In terms of examples, I agree that resenting is impure, unintuitive thinking, (literally) narrow-minded: it's thinking stuck in the short waves of temporal fragments that can hardly provide meaning in isolation. Another easy example would be intellectual thinking, materialistic thinking, modeling. And for the positive examples: any thinking exercise, concentration, meditation, that incorporates the
intent towards the purity of thinking (not necessarily the fully accomplished result); naturally, all sense-free thinking activity also, where thinking seeks expansion within itself, without any sense-perceptible anchor; and, any imperfect conscious
attempt in these directions is pure thinking too, I would say. About the beauty of a mathematical solution, I would think: yes, great example, and also all the thinking leading to that beautiful solution, to the extent that the mathematical solution is lived ‘from within’, to the extent that it becomes the shape of our being, as Cleric would say. On the contrary, if the solution is satisfying from some utilitarian perspective that lies outside thinking, or if it's been pursued as part of an intellectual reasoning, executed from the side, then it's ordinary thinking, that has little to do with the intention of pure thinking.

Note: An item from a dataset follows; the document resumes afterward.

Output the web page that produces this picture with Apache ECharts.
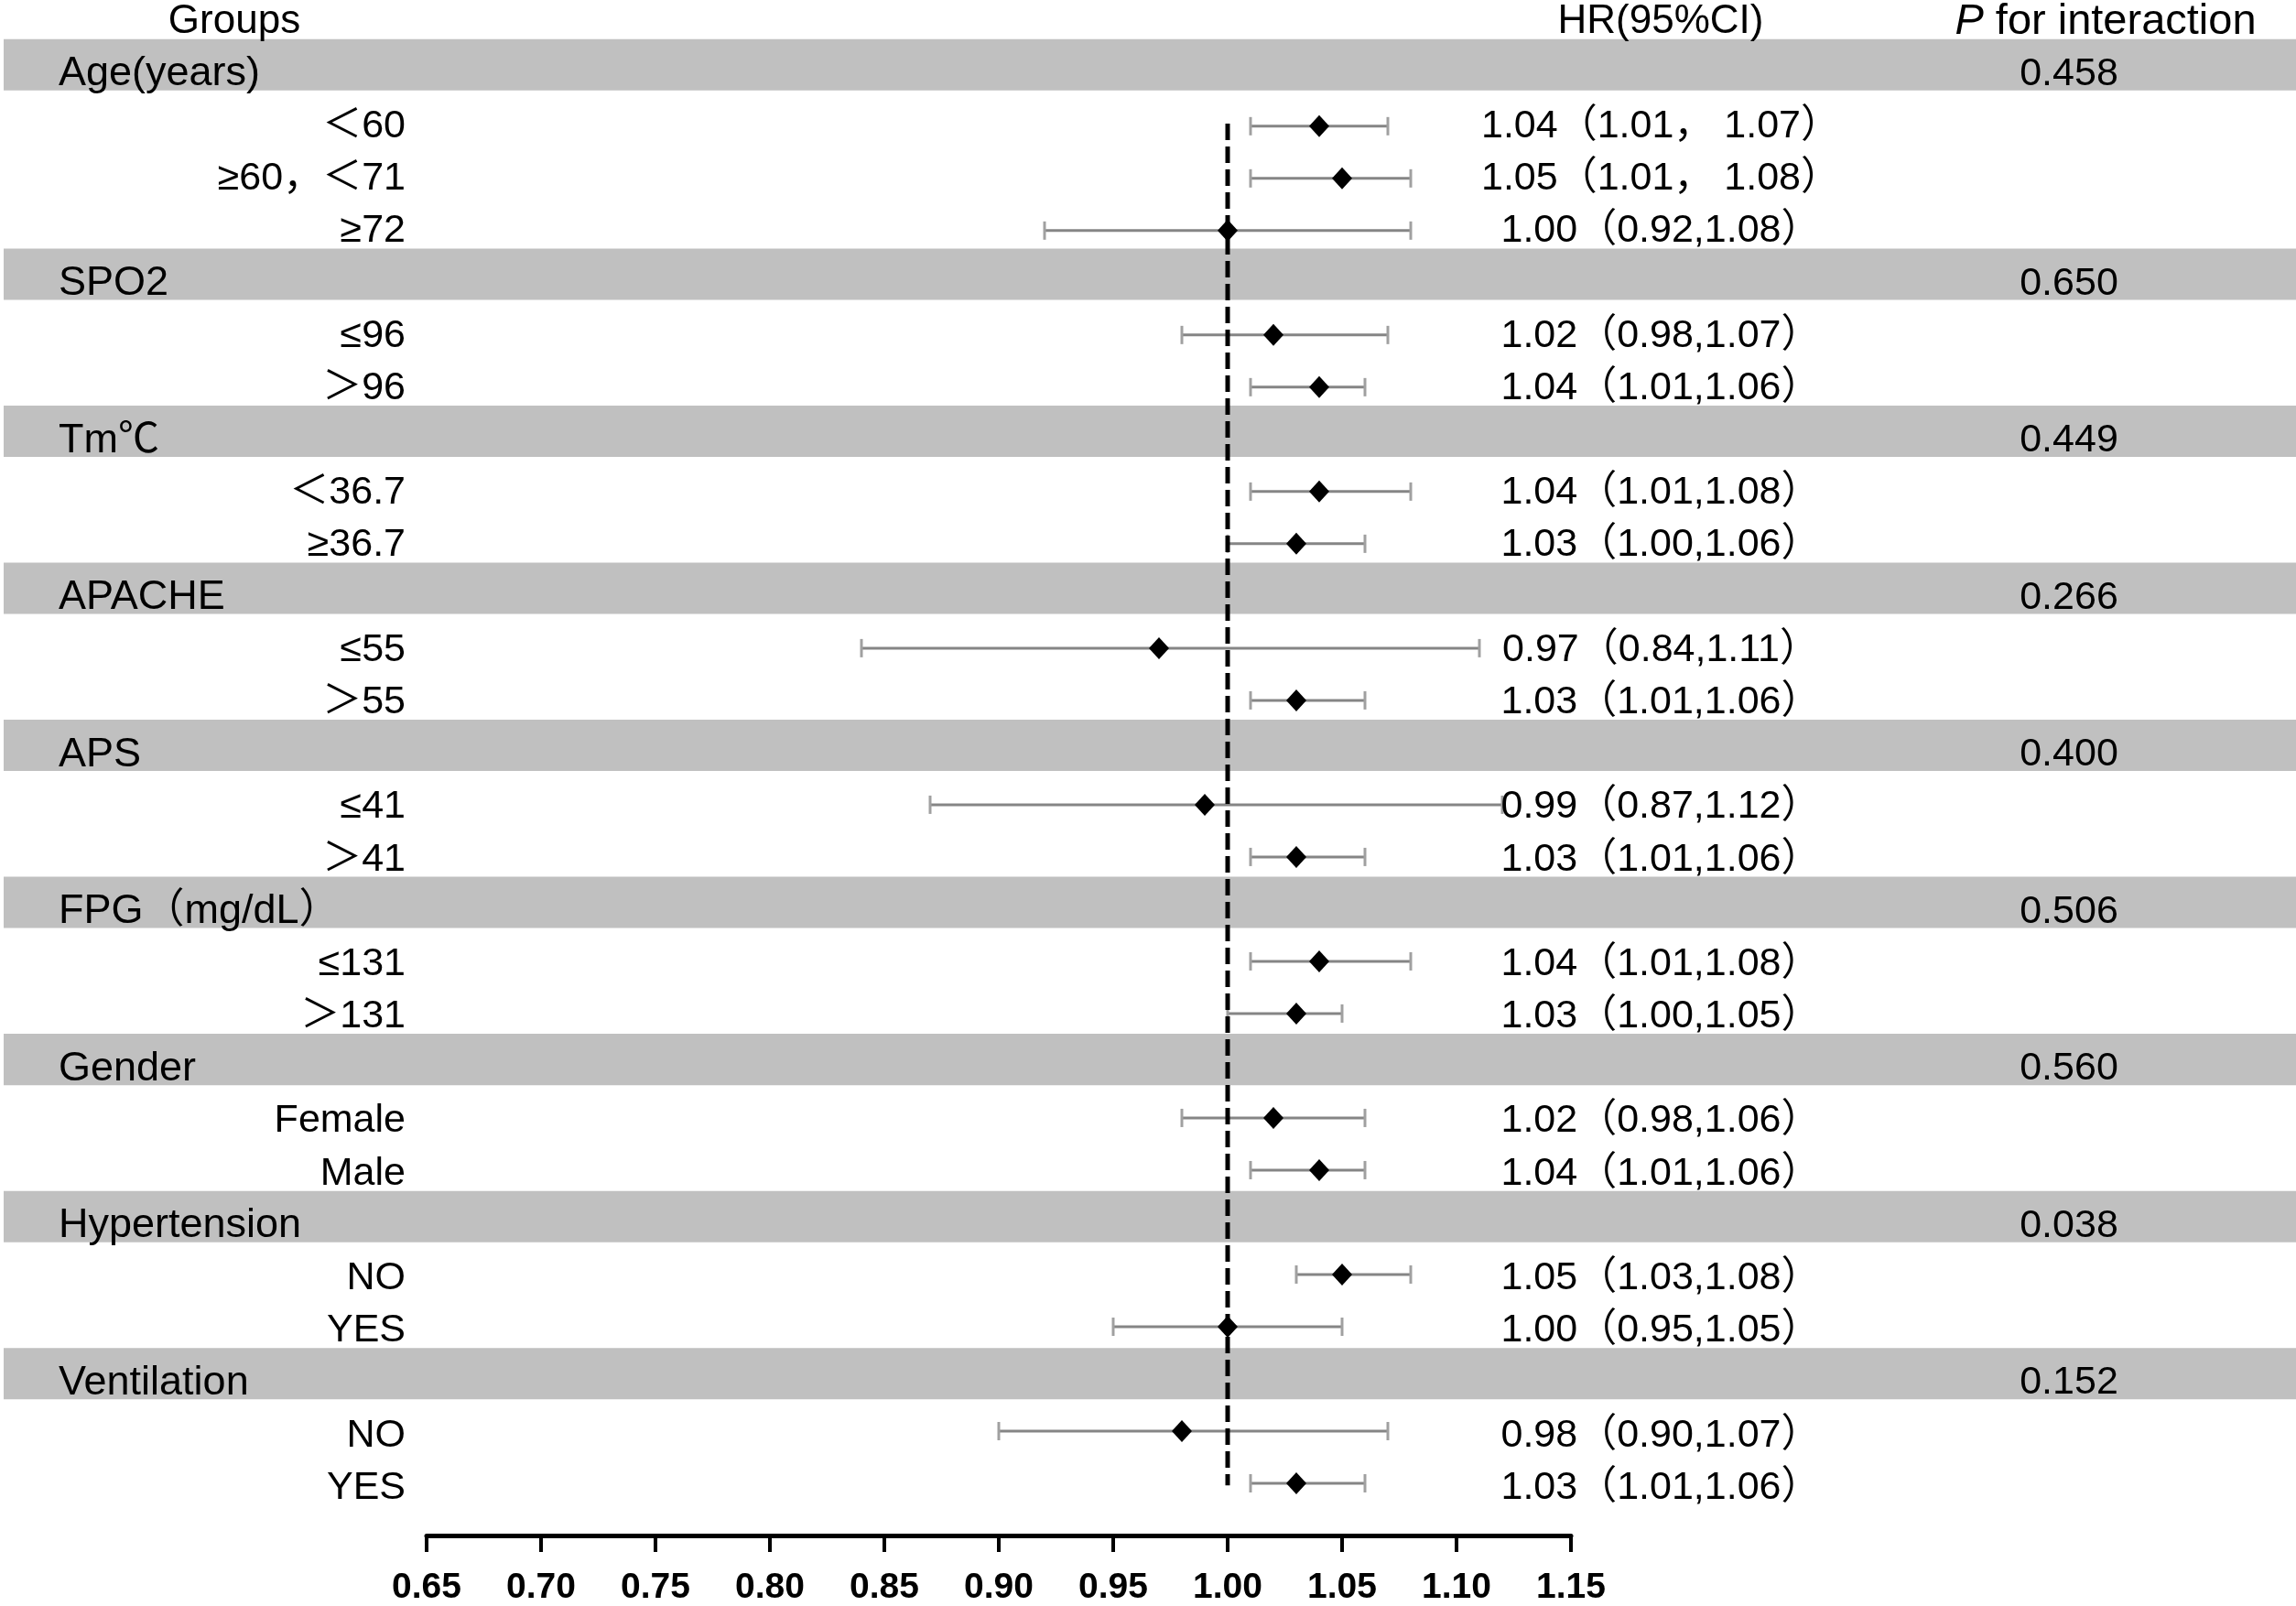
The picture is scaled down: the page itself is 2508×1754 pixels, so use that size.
<!DOCTYPE html>
<html>
<head>
<meta charset="utf-8">
<script src="https://cdn.jsdelivr.net/npm/echarts@6/dist/echarts.min.js"></script>
<style>
html,body{margin:0;padding:0;background:#fff;}
#chart{width:2508px;height:1754px;}
</style>
</head>
<body>
<div id="chart"></div>
<script>
// ---- data ----
const groups = ['Age(years)', 'SPO2', 'Tm℃', 'APACHE', 'APS', 'FPG（mg/dL）', 'Gender', 'Hypertension', 'Ventilation'];
const pInteraction = ['0.458', '0.650', '0.449', '0.266', '0.400', '0.506', '0.560', '0.038', '0.152'];
const subgroups = [
  ['＜60', '≥60，＜71', '≥72'],
  ['≤96', '＞96'],
  ['＜36.7', '≥36.7'],
  ['≤55', '＞55'],
  ['≤41', '＞41'],
  ['≤131', '＞131'],
  ['Female', 'Male'],
  ['NO', 'YES'],
  ['NO', 'YES']
];
const hr = [
  [1.04, 1.05, 1.00],
  [1.02, 1.04],
  [1.04, 1.03],
  [0.97, 1.03],
  [0.99, 1.03],
  [1.04, 1.03],
  [1.02, 1.04],
  [1.05, 1.00],
  [0.98, 1.03]
];
const ciLow = [
  [1.01, 1.01, 0.92],
  [0.98, 1.01],
  [1.01, 1.00],
  [0.84, 1.01],
  [0.87, 1.01],
  [1.01, 1.00],
  [0.98, 1.01],
  [1.03, 0.95],
  [0.90, 1.01]
];
const ciHigh = [
  [1.07, 1.08, 1.08],
  [1.07, 1.06],
  [1.08, 1.06],
  [1.11, 1.06],
  [1.12, 1.06],
  [1.08, 1.05],
  [1.06, 1.06],
  [1.08, 1.05],
  [1.07, 1.06]
];
const hrLabels = [
  ['1.04（1.01， 1.07）', '1.05（1.01， 1.08）', '1.00（0.92,1.08）'],
  ['1.02（0.98,1.07）', '1.04（1.01,1.06）'],
  ['1.04（1.01,1.08）', '1.03（1.00,1.06）'],
  ['0.97（0.84,1.11）', '1.03（1.01,1.06）'],
  ['0.99（0.87,1.12）', '1.03（1.01,1.06）'],
  ['1.04（1.01,1.08）', '1.03（1.00,1.05）'],
  ['1.02（0.98,1.06）', '1.04（1.01,1.06）'],
  ['1.05（1.03,1.08）', '1.00（0.95,1.05）'],
  ['0.98（0.90,1.07）', '1.03（1.01,1.06）']
];
const xTicks = {min: 0.65, max: 1.15, step: 0.05};
const refValue = 1.00;
const headers = ['Groups', 'HR(95%CI)', '{i|P} for interaction'];

// ---- build row tables ----
const bandRows = [];   // [row]
const groupText = [];  // [row, text, pText]
const subText = [];    // [row, label, hrLabel]
const bars = [];       // [row, hr, lo, hi]
let r = 0;
groups.forEach((g, gi) => {
  bandRows.push([r]);
  groupText.push([r, g, pInteraction[gi]]);
  r++;
  subgroups[gi].forEach((s, si) => {
    subText.push([r, s, hrLabels[gi][si]]);
    bars.push([r, hr[gi][si], ciLow[gi][si], ciHigh[gi][si]]);
    r++;
  });
});
const lastRow = r - 1;

const FONT = '"Liberation Sans", "Noto Sans CJK SC", Arial, sans-serif';
const FS_GROUP = 45;
const FS_SUB = 43;
const FS_HR = 43;
const FS_P = 43;
const FS_HEAD = 44;
const COL = {groupLeft: 64, subRight: 443, hrCenter: 1814, pCenter: 2260, hGroups: 256, hHR: 1814, hP: 2300};

const chart = echarts.init(document.getElementById('chart'), null, {renderer: 'canvas', devicePixelRatio: 1});

function txt(x, y, text, align, fs, extra) {
  return {
    type: 'text',
    style: Object.assign({
      text: text, x: x, y: y, fill: '#000',
      font: fs + 'px ' + FONT,
      align: align, verticalAlign: 'middle'
    }, extra || {})
  };
}

const option = {
  animation: false,
  backgroundColor: '#fff',
  grid: [
    {left: 466, width: 1250, top: 1, height: 1681},
    {left: 0, width: 2508, top: 1, height: 1681}
  ],
  xAxis: [
    {
      type: 'value', gridIndex: 0, min: xTicks.min, max: xTicks.max, interval: xTicks.step,
      position: 'bottom', z: 10,
      axisLine: {show: true, onZero: false, lineStyle: {color: '#000', width: 5}},
      axisTick: {show: true, length: 18, lineStyle: {color: '#000', width: 4}},
      axisLabel: {
        margin: 38, color: '#000', fontSize: 39, fontWeight: 'bold', fontFamily: FONT,
        formatter: v => v.toFixed(2), showMinLabel: true, showMaxLabel: true
      },
      splitLine: {show: false}
    },
    {type: 'value', gridIndex: 1, min: 0, max: 2508, show: false}
  ],
  yAxis: [
    {type: 'value', gridIndex: 0, min: -1.4, max: 28, inverse: true, show: false},
    {type: 'value', gridIndex: 1, min: -1.4, max: 28, inverse: true, show: false}
  ],
  series: [
    // gray bands
    {
      type: 'custom', xAxisIndex: 1, yAxisIndex: 1, z: 1,
      data: bandRows,
      renderItem: (params, api) => {
        const row = api.value(0);
        const p1 = api.coord([4, row - 0.67]);
        const p2 = api.coord([2508, row + 0.31]);
        return {type: 'rect', shape: {x: p1[0], y: p1[1], width: p2[0] - p1[0], height: p2[1] - p1[1]},
          style: {fill: '#c0c0c0'}};
      }
    },
    // headers
    {
      type: 'custom', xAxisIndex: 1, yAxisIndex: 1, z: 5,
      data: [[-1]],
      renderItem: (params, api) => {
        const y = api.coord([0, api.value(0)])[1];
        return {type: 'group', children: [
          txt(api.coord([COL.hGroups, 0])[0], y, headers[0], 'center', FS_HEAD),
          txt(api.coord([COL.hHR, 0])[0], y, headers[1], 'center', FS_HEAD),
          txt(api.coord([COL.hP, 0])[0], y, headers[2], 'center', 47, {
            rich: {i: {fontStyle: 'italic', fontSize: 47, fontFamily: FONT}}
          })
        ]};
      }
    },
    // group titles + P values
    {
      type: 'custom', xAxisIndex: 1, yAxisIndex: 1, z: 5,
      data: groupText,
      renderItem: (params, api) => {
        const d = groupText[params.dataIndex];
        const y = api.coord([0, d[0]])[1];
        return {type: 'group', children: [
          txt(api.coord([COL.groupLeft, 0])[0], y, d[1], 'left', FS_GROUP),
          txt(api.coord([COL.pCenter, 0])[0], y, d[2], 'center', FS_P)
        ]};
      }
    },
    // subgroup labels + HR text
    {
      type: 'custom', xAxisIndex: 1, yAxisIndex: 1, z: 5,
      data: subText,
      renderItem: (params, api) => {
        const d = subText[params.dataIndex];
        const y = api.coord([0, d[0]])[1];
        return {type: 'group', children: [
          txt(api.coord([COL.subRight, 0])[0], y, d[1], 'right', FS_SUB),
          txt(api.coord([COL.hrCenter, 0])[0], y, d[2], 'center', FS_HR)
        ]};
      }
    },
    // error bars
    {
      type: 'custom', xAxisIndex: 0, yAxisIndex: 0, z: 3,
      data: bars,
      renderItem: (params, api) => {
        const row = api.value(0);
        const lo = api.coord([api.value(2), row]);
        const hi = api.coord([api.value(3), row]);
        const cap = 10;
        return {type: 'group', children: [
          {type: 'line', shape: {x1: lo[0], y1: lo[1], x2: hi[0], y2: hi[1]}, style: {stroke: '#858585', lineWidth: 3}},
          {type: 'line', shape: {x1: lo[0], y1: lo[1] - cap, x2: lo[0], y2: lo[1] + cap}, style: {stroke: '#a0a0a0', lineWidth: 3}},
          {type: 'line', shape: {x1: hi[0], y1: hi[1] - cap, x2: hi[0], y2: hi[1] + cap}, style: {stroke: '#a0a0a0', lineWidth: 3}}
        ]};
      }
    },
    // reference line
    {
      type: 'line', xAxisIndex: 0, yAxisIndex: 0, z: 4,
      data: [[refValue, 0.95], [refValue, lastRow + 0.04]],
      symbol: 'none',
      lineStyle: {color: '#000', width: 5, type: [18, 7]}
    },
    // diamonds
    {
      type: 'custom', xAxisIndex: 0, yAxisIndex: 0, z: 6,
      data: bars,
      renderItem: (params, api) => {
        const c = api.coord([api.value(1), api.value(0)]);
        const w = 11, h = 12;
        return {type: 'polygon', shape: {points: [[c[0], c[1] - h], [c[0] + w, c[1]], [c[0], c[1] + h], [c[0] - w, c[1]]]},
          style: {fill: '#000'}};
      }
    }
  ]
};
chart.setOption(option);
</script>
</body>
</html>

Regarding Barfield's essay (thank you for sharing it!) I have only read the first of the 7 pages (I've found the word "axiome" alarming
). Still, my impression is that the work you are doing is different, and not at all nullified by this essay. You are writing a contextual reading guide, where you want to refrain from elaborations of any kind. It will surely be highly useful, in a very distinct way with respect to Barfield’s comments.